Molecular Dynamics Insights into the Electrospray Behavior of Polymer Solutions

A molecular dynamics (MD) method was employed to investigate the potential influence of operating parameters on the electrospray behavior of aqueous poly(ethylene glycol) (PEG) solutions at the micro- and nanoscale. The evolution of jet dynamics, droplet generation characteristics, and energy properties on the molecular scale under varying electric field strengths and flow rates were analyzed in the present study. The results reveal that polymer solution electrospray jets exhibit diverse dynamic behaviors including winding, linking, overflow, coalescence, and rupture. Both the electric field strength and flow rate significantly affect the atomization mode of the electrospray. As the electric field strength increases, the jet transitions from multicone to single-cone mode, accompanied by changes in jet length and position. Similarly, with an increase in liquid flow rate, the jet evolves from multicone to single-cone mode and further into a single-stranded cylindrical jet, along with a marked increase in the number of droplet clusters.

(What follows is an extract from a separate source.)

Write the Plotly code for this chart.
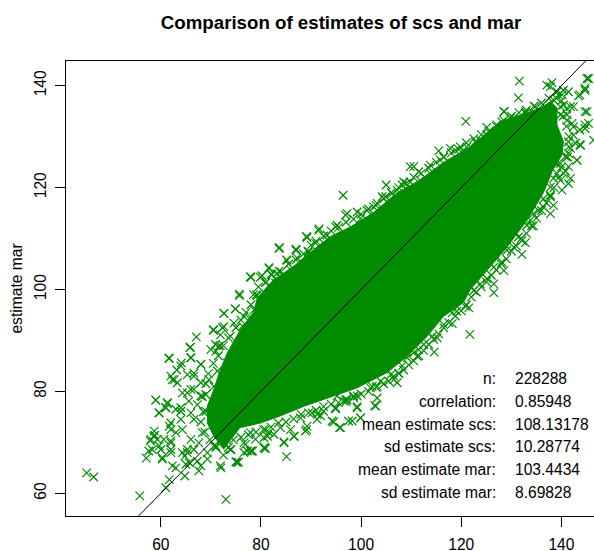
import plotly.graph_objects as go

GREEN = "#008B00"
FONT = "Liberation Sans, Arial, Helvetica, sans-serif"

# outline of the saturated cloud (scs, mar)
cloud_scs = [72.6,70.6,69.3,69.3,70.6,71.9,73.3,75.9,78.5,79.3,82.5,86.5,90.5,93.9,97.9,102.5,107.2,111.8,116.4,121.8,127.8,131.8,135.8,137.8,139.1,139.1,140.4,140.1,138.4,137.1,136.4,133.2,129.2,125.8,121.8,120.4,116.4,113.2,109.2,105.2,102.5,99.2,94.5,88.6,83.9,79.9,75.9]
cloud_mar = [68.6,71.2,73.8,77.1,80.4,84.3,87.6,92.1,95.5,98.4,101.9,104.5,107.8,110.4,112.3,115.1,119,121.5,124.9,128,133,134.2,135.6,136.9,135.6,132.3,129,126.4,123.8,120.5,119,113.7,108.4,104.5,100,97.4,94.7,90.8,86.9,83.7,82.3,80.7,79.1,77.1,75.2,73.8,72.9]

# individually visible points outside the cloud
out_scs = [45.2,46.6,55.8,73.0,85.1,61,61.7,64.8,57.1,57.6,57.9,58.8,58.7,59.7,60.3,62,62,63,61.7,59.7,59,61.3,61,62.3,63.3,63.2,61.7,64.1,66,65.9,67.1,70.5,72.6,74.9,72.3,71,65.3,66.6,68,64,66.6,63,64.8,67.6,72,75,75.5,78.3,80.9,84.6,86.6,89.1,91.2,69.3,70.6,74,76.6,81.3,67.6,65.3,65.7,
           75.7,83.6,91.5,89.2,87,85.2,81.6,78,79.9,79.2,83.2,89.5,
           96.4,131.6,131.4,120.9,138.1,145.1,144.7,143.4,128.6,125.1,117.8,115.5,110.5,113.8,105,104.9,108.2,96.9,95.2,99.2,121.1,145.1,144.7,146.4,143.8,143.1,141.4,141.4,141.4,140.1,137.8,138.4,134.4,132.8,132.1,128.5,126.5,126.5,137.8,141.8,140.4,139.8,142.4,141.1,139.1,137.1,
           121.7,114.6,118.2,121.5,119.1,115.2,111.2,107.5,107.2,103.2,102.7,99.2,94.9,95.9,98.2,99.9,94.2,97.2,103.2]
out_mar = [64.0,63.2,59.5,58.8,67.2,61.1,62.7,63.4,66.9,68.3,70.3,71.4,72.2,69.3,67,68.6,70.3,71.9,73.2,75.8,78.3,77.6,76.8,82.3,81.7,84.2,86.5,85.6,86.6,88.7,90.7,92,95.3,96.2,92.5,87.9,79.7,83,85.3,76.8,80.4,65,67.3,64.4,65,66.2,66.1,68.3,68.8,69.9,71.2,72.5,75.5,66.7,69.3,68.6,69.9,71.2,69.9,68.6,66,
           98.8,108.1,111.6,110.2,107.7,105.7,104.1,102.4,102.4,98.8,103.1,107.3,
           118.5,140.9,137.6,133,140.6,141.4,139.1,138,134.9,131.8,127.7,127.2,124.1,124.4,120.5,118.2,120.5,114.6,112.6,115.2,128,134.9,132.3,129.3,128.3,125.4,126.7,124.1,120.8,119.5,114.9,116.5,112.5,109.2,106.9,103.7,101.1,99.4,118.2,135.9,139.1,135.9,131.9,133.2,138.8,140.1,
           91.2,87.7,93.3,96.4,95.7,90.5,86.9,83.6,81.7,78.7,77.2,77,76.8,72.9,74.2,74.8,74.2,78.4,81]

# points forming the frayed rim of the cloud
rim_scs = [83.7,87,85.1,87.2,81.6,77.9,80.2,83.6,85.9,87.9,89.4,91.6,89.1,90.9,93.2,75.7,79.1,80.9,82.9,72.6,74.9,76.6,78.6,70.5,72.6,74.6,76.3,71.9,73.9,70.9,71.9,77.9,79.9,82.2,84.6,89.9,93.9,92.5,
           65.8,61.6,66,64,62.7,62,68,66.6,65.3,70,71.6,59,61,59.6,61.3,64.3,66,68,69.6,71.3,62,64,65.6,68,58.6,58,60,62,64.3,66.6,69,58.3,60.3,62,62.3,64.3,66,68.3,70.6,65,68,69.3,71.9,71,75.2,73.9,76.6,78.2,80.6,77.9,80.9,59.3,62,64,66,67.3,69,70.6,72.3,73.3,74.6,66.6,63,60.6,67.3,65.3,
           137.8,140.1,141.4,143.7,144.7,145.4,142.4,140.4,141.1,139.8,142.1,144.7,145.4,143.7,142.4,143.7,141.8,140.8,143.1,139.1,140.8,141.8,138.4,141.4,142.8,128.5,130.5,132.8,134.8,144.7,139.4,138.4,
           77.9,80.7,84.6,86.6,80.6,81.6,78.9,76.9,88.9,89.2,87.9,91.2,92.5,94.5,95.7,97.5,94.9,96.9,99.2,99.9,102.9,99.2,102.2,83.9,82.6,90.2,77.3,91.9,85.9,
           94.9,97.2,101.2,102.5,104.2,106.2,107.2,109.8,111.5,111.8,113.8,116.5,118.8,120.5,122.8,125.1,127.1,128.1,129.8,132.8,134.4,115.8,108.5,99.9,103.2,109.8,119.8,123.8,
           139.8,139.1,140.4,139.8,137.8,136.4,135.4,133.8,133.1,131.4,130.5,129.1,128.1,126.5,125.1,123.8,122.5,136.4,132.1,134.4,
           120.8,118.2,116.5,114.2,112.5,110.5,108.2,105.9,103.9,101.9,98.5,95.2,109.2,111.5,106.5,96.5]
rim_mar = [108.2,107.9,105.8,106.2,104.3,102.5,102.7,103.6,103.9,105.5,107.5,111.9,110.4,109.1,110.7,99.1,99,101.3,101.3,95.3,96.2,94.7,96,92.1,92.7,93.4,92.8,91.1,90.8,89.2,89,94.1,96.7,102.9,102.6,106.5,109.8,109.1,
           88.6,86.5,86.6,85,82.3,83,85.3,83.6,83.3,88.2,88.9,78.3,76.8,75.8,77.8,79.7,80.4,81.7,82.3,84,73.8,76.1,78.1,79.1,71.2,70.6,68.6,69.9,72.5,74.5,76.1,68.6,66.7,68,65.4,68,70.6,71.9,73.8,65.7,65.4,68,65.4,69.3,66.1,68.6,68,68.3,68.9,71.9,72.5,70.6,72.5,74.5,75.8,77.4,79.4,81,83,85.6,87.2,68.6,76.5,70.6,66.3,68,
           139.8,138.2,138.8,138.2,139.5,141.4,135.9,136.2,134.3,134.3,132.6,134.9,132.6,131.3,130.3,128.4,127.7,126.1,125.4,124.5,123.2,121.8,121.8,129,128.7,134.9,133.6,134.6,135.9,131.6,138.2,137.2,
           68.3,69,70.1,71.2,70.9,71.9,70.6,69.6,72.2,73.2,74.8,74.5,76.1,74,72.9,74.2,76.6,78.4,76.8,74.8,77.1,79.1,81,72.9,71.6,75.8,68.3,75.2,72.5,
           112.3,114.9,115.5,116.2,118.2,118.8,119.5,124.1,123.1,121.4,122.8,126,127.3,127,129,130.3,132.3,132.9,133.6,134.9,134.6,125.4,121.1,113.9,116.9,121.1,128,129.3,
           124.7,122.8,122.8,121.4,120.1,117.8,115.5,113.6,112.6,110.3,108.3,107.7,105.4,104.4,102.1,101.1,99.8,116.2,109.6,114.9,
           96.7,95.4,93.1,90.8,89.2,87.6,85,83.3,82,80.7,79.1,79.1,86.6,88.2,82.3,78.1]

# points packed tight along the edge of the cloud
edge_scs = [68.5,68.3,69,69.5,70.5,71.5,72.5,73.5,75,76,77,78,78.5,79.5,81,82,84,85.5,87,88.5,90,91,92.5,94,95.5,97,98.5,100,101.5,103,104.5,106,107.5,109,110.5,112,113.5,115,116.5,118,119.5,121,122.5,124,125.5,127,128.5,130,131.5,133,134.5,136,137.5,139,140,141,140.3,141,141.5,141.5,141.2,140,139.5,138.5,137.8,137,136,135,134,133,132,131,130,129,128,127,126,125,124,123,122,121,120,118.8,117.5,116.5,115.5,114.5,113.5,112.5,111.5,110.5,109.5,108.5,107.5,106.5,105.5,104.5,103,101.5,100,98.5,97,95.5,94,92.5,91,89.5,88,86.5,85,83.5,82,80.5,79,77.5,76,74.5,73.5,72.5,71,69.8,68.8,68]
edge_mar = [76,79,81.5,83.5,85.5,87,89,90.5,92.5,94,95.5,97,99,100.5,101.5,103,103.5,105,105.8,107,108.7,109.5,110.5,111.5,112.2,113.2,113.8,114.8,115.8,116.5,117.8,119,120,120.8,122,122.8,123.8,125,126,126.8,127.5,128.8,129.6,130.4,131,132,133.2,134,134.7,135.2,136,136.6,137.5,137.5,137,135.5,134,132,130,128,126,124,122,120,118.5,117,115.5,114,112.5,111,110,108.5,107.5,106,105,103.8,102.8,101.5,100.5,99.5,98.5,97,95.8,94.8,93.5,92.5,91.3,90.2,89.2,88,87,86,85.2,84.2,83.5,83,82,81.5,80.8,80,79.5,78.8,78,77.8,77.5,77,76.3,75.8,75.5,74.6,74,73.8,73,72.5,72,71.5,71,70.5,69,67.5,69,70.5,72,74]

# identity line ends
line_scs = [55.55, 144.84]
line_mar = [55.55, 144.84]

# statistics table
stat_names = ["n:", "correlation:", "mean estimate scs:", "sd estimate scs:", "mean estimate mar:", "sd estimate mar:"]
stat_values = ["228288", "0.85948", "108.13178", "10.28774", "103.4434", "8.69828"]
stat_rows = [82.5, 78.1, 73.6, 69.2, 64.6, 60.2]

x_ticks = [60, 80, 100, 120, 140]
y_ticks = [60, 80, 100, 120, 140]

mark = dict(symbol="x-thin", size=8.5, color=GREEN, line=dict(color=GREEN, width=1.2))

fig = go.Figure()
fig.add_trace(go.Scatter(x=cloud_scs, y=cloud_mar, fill="toself", fillcolor=GREEN, mode="lines",
                         line=dict(color=GREEN, width=1), hoverinfo="skip", showlegend=False))
fig.add_trace(go.Scatter(x=edge_scs, y=edge_mar, mode="markers", marker=mark, showlegend=False))
fig.add_trace(go.Scatter(x=rim_scs, y=rim_mar, mode="markers", marker=mark, showlegend=False))
fig.add_trace(go.Scatter(x=out_scs, y=out_mar, mode="markers", marker=mark, showlegend=False))
fig.add_trace(go.Scatter(x=line_scs, y=line_mar, mode="lines", line=dict(color="black", width=1), showlegend=False))

for name, val, yy in zip(stat_names, stat_values, stat_rows):
    fig.add_annotation(x=127.3, y=yy, text=name, xanchor="right", yanchor="middle", showarrow=False,
                       font=dict(family=FONT, size=15.6, color="black"))
    fig.add_annotation(x=130.3, y=yy, text=val, xanchor="left", yanchor="middle", showarrow=False,
                       font=dict(family=FONT, size=15.6, color="black"))

fig.update_layout(
    width=594, height=551,
    margin=dict(l=65.5, r=0, t=61, b=34.5, autoexpand=False),
    paper_bgcolor="white", plot_bgcolor="white",
    font=dict(family=FONT, size=15.6, color="black"),
    title=dict(text="<b>Comparison of estimates of scs and mar</b>", x=341/594, xref="container", xanchor="center",
               y=1-22/551, yref="container", yanchor="middle", font=dict(family=FONT, size=18.7, color="black")),
    xaxis=dict(range=[41.07, 146.5], tickvals=x_ticks, ticks="outside", ticklen=10, tickwidth=1, tickcolor="black",
               showline=True, linecolor="black", linewidth=1, mirror=True, showgrid=False, zeroline=False,
               ticklabelstandoff=4),
    yaxis=dict(range=[55.55, 144.84], tickvals=y_ticks, ticks="outside", ticklen=10, tickwidth=1, tickcolor="black",
               tickangle=-90, showline=True, linecolor="black", linewidth=1, showgrid=False, zeroline=False,
               ticklabelstandoff=3,
               title=dict(text="estimate mar", standoff=5, font=dict(family=FONT, size=15.6, color="black"))),
)
fig.write_html("out.html", config={"displayModeBar": False}, post_script="document.body.style.margin='0';")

Moreover, the electrospray current is more sensitive to variations in flow rate, and its response time becomes longer as the flow rate increases. This study elucidates the microscopic mechanisms underlying the dynamic behavior evolution of polymer solution electrospray jets, providing a theoretical foundation for the design of complex polymer atomization media and the optimization of the electrospray process parameters.